Read Elaine Pagels. She talks about how their church had no orthodoxy and they regularly switched roles and allowed women to preach. People used their personal dreams and visions to interpret and reinterpret their myth, and they also claimed apostolic succession. Jews gained a foothold in Rome and then harshly began persecuting them, as a way to leverage Christianity to serve the jewish-roman state.
It is basically greek philosophy with a Christian veneer, probably they rightly identified Christ with their own gods, hence John using the greek philosophical designation "Logos" to appeal to them. The book of John is highly gnostic.
It's directly relevant to the criticisms (((Pagans))) have about Christians "plagiarizing". It wasn't plagiarism, it was syncretism.

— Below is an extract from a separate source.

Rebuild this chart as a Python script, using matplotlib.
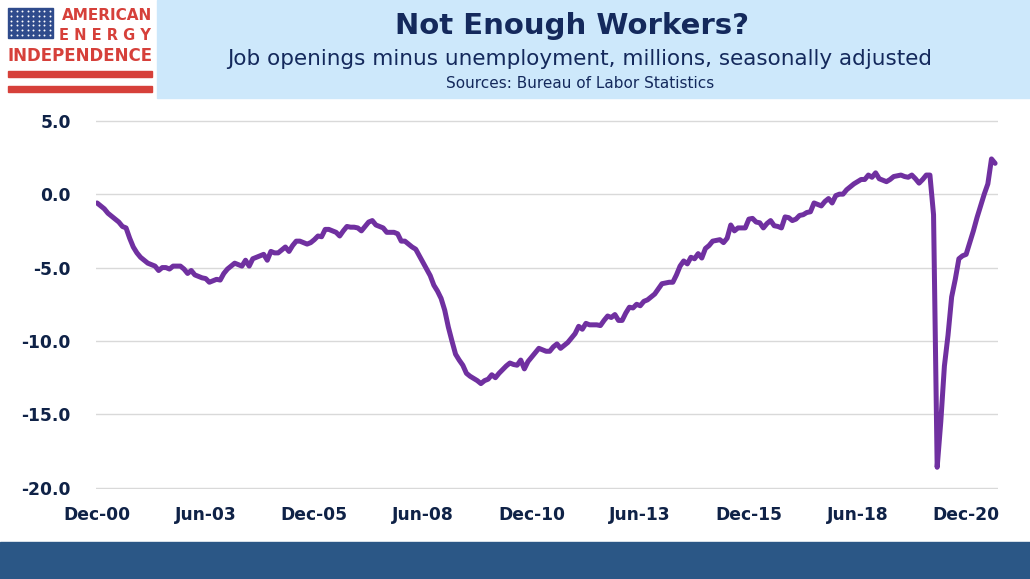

Yes there were conflicts as any syncretism has, but there was also friendly co-operation. We know this because the polytheists were already amenable to adopting foreign gods as their own or seeing them in terms of their own cosmology, and did so with other Polytheisms. the council of nicea was where things went wrong and it became totalitarian orthodoxy. There was no orthodoxy early on. Yes people even worshipped Christ in the morning and Athena in the evening. Caligula had a figure in his Pantheon known as "the shepherd" which was identified as a Christ-like figure. Monotheism has opened up a danger in that it caused us to dismiss the archetypes and lesser gods as demons. Christ slots in perfectly well as the head of a pantheon, where perhaps the other gods can be identified as components of him.